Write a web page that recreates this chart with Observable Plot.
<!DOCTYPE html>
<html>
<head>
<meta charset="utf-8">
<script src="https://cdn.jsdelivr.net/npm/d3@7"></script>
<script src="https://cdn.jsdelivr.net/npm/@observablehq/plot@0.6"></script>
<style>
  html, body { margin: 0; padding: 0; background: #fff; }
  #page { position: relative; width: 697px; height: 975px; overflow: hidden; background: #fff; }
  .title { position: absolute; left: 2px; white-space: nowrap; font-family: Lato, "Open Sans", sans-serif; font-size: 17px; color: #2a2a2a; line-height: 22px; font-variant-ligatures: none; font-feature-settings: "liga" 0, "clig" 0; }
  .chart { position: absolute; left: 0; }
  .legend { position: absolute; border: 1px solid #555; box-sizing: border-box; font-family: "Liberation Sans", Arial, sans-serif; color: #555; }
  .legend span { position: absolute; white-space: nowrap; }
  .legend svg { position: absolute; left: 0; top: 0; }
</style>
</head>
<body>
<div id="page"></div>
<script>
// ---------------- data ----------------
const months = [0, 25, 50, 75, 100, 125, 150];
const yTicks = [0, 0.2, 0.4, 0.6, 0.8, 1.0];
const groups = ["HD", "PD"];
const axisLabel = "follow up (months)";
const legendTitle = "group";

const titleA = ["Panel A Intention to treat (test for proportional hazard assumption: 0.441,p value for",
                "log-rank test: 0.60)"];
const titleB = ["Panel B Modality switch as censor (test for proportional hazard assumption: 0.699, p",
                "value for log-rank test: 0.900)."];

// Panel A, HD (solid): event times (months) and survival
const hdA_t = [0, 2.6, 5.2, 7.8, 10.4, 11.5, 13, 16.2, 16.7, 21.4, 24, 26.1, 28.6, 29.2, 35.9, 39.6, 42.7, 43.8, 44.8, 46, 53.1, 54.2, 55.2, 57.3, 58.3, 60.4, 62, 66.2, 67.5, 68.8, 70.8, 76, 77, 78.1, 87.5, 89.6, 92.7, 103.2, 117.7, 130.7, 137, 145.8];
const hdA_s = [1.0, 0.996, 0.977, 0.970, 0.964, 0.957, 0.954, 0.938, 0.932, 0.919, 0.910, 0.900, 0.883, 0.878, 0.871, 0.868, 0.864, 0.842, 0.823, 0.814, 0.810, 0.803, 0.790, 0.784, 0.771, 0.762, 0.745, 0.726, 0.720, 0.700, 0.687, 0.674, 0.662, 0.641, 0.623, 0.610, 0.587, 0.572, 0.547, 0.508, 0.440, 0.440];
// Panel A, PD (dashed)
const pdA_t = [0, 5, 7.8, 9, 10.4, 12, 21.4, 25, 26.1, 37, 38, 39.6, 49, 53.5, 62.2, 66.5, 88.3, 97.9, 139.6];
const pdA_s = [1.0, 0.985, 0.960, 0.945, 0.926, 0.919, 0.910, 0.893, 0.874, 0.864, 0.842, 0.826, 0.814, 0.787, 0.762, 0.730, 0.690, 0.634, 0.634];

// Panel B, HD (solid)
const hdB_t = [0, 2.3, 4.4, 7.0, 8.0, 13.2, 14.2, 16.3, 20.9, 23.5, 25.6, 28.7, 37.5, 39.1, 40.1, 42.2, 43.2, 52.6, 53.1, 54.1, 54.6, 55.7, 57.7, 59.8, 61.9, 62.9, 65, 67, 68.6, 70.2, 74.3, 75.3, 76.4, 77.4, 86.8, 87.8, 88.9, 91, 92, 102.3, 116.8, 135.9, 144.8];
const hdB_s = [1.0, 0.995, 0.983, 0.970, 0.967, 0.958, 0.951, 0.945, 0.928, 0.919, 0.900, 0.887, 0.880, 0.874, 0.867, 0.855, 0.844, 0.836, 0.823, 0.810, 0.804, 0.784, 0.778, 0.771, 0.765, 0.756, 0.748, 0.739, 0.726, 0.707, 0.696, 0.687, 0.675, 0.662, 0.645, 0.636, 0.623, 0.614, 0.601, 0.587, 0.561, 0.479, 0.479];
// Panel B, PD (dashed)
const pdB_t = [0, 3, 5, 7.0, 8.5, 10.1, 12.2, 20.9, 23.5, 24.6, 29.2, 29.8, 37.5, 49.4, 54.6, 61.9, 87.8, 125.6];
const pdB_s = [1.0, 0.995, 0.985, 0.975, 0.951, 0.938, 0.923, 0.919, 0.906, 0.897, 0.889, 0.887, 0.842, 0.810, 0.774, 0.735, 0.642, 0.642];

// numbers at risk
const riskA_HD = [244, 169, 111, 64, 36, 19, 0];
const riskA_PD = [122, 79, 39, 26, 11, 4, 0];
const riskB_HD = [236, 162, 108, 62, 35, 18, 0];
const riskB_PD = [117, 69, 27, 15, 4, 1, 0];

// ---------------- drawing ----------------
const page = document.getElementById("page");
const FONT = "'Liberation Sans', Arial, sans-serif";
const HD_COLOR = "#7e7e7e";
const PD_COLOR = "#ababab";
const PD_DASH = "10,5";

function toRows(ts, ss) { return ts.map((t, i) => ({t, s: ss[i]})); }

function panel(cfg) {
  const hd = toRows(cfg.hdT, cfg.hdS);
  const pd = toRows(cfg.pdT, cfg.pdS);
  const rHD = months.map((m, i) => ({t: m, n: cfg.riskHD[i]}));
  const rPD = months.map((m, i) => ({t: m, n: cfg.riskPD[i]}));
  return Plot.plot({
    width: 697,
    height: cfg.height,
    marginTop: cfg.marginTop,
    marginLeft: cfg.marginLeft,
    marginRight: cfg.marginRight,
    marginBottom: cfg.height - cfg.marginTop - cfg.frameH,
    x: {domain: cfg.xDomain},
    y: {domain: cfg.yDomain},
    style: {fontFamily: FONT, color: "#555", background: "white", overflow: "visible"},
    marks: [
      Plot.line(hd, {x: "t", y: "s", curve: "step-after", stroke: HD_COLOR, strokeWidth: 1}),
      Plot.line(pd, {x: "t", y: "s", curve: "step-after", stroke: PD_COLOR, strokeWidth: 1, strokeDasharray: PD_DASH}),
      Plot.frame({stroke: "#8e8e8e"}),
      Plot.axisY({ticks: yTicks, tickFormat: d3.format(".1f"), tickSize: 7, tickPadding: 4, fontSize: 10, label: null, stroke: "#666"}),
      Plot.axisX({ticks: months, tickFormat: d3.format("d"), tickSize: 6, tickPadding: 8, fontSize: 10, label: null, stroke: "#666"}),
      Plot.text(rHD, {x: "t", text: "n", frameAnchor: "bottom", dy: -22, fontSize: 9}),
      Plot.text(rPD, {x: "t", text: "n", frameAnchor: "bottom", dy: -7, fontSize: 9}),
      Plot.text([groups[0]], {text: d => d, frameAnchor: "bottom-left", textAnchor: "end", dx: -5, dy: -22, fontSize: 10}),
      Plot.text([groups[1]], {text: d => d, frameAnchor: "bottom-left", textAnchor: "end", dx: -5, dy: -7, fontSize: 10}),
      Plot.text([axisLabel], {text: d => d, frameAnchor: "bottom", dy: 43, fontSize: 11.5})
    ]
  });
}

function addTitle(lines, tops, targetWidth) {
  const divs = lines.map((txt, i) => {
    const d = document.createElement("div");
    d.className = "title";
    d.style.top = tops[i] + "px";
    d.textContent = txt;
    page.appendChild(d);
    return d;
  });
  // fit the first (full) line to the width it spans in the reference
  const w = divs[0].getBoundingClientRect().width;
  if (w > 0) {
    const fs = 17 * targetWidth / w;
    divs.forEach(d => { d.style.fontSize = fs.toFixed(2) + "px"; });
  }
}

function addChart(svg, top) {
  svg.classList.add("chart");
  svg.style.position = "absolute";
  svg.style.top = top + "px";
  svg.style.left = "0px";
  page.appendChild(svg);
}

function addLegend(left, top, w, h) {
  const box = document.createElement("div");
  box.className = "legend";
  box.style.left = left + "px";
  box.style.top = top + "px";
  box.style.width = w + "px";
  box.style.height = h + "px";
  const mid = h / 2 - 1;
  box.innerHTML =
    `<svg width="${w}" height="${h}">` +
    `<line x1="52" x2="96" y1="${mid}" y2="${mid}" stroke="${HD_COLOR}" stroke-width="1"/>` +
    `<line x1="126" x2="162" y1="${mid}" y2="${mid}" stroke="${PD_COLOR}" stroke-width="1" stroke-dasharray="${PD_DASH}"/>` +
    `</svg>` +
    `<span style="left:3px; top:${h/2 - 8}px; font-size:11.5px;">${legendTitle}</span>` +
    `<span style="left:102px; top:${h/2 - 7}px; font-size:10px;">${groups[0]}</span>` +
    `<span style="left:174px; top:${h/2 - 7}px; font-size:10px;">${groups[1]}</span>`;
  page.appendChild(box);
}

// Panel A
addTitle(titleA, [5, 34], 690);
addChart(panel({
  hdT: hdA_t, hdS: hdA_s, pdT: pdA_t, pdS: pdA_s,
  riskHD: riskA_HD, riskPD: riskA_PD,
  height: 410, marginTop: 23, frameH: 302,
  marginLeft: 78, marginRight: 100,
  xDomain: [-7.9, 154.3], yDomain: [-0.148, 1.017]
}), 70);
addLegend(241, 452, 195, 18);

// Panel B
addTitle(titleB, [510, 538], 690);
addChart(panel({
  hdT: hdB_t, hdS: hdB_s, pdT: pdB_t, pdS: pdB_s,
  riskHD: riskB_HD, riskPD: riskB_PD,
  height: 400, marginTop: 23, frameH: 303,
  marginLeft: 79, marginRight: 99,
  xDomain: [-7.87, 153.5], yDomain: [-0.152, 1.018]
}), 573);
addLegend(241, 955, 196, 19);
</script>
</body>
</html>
++++
• _Short problem_: Read through the data and copy every line where "page" shows up.

• _Solution to the problem_:
Write a web page that recreates this chart with Observable Plot.
  #page { position: relative; width: 697px; height: 975px; overflow: hidden; background: #fff; }
<div id="page"></div>
const page = document.getElementById("page");
    page.appendChild(d);
  page.appendChild(svg);
  page.appendChild(box);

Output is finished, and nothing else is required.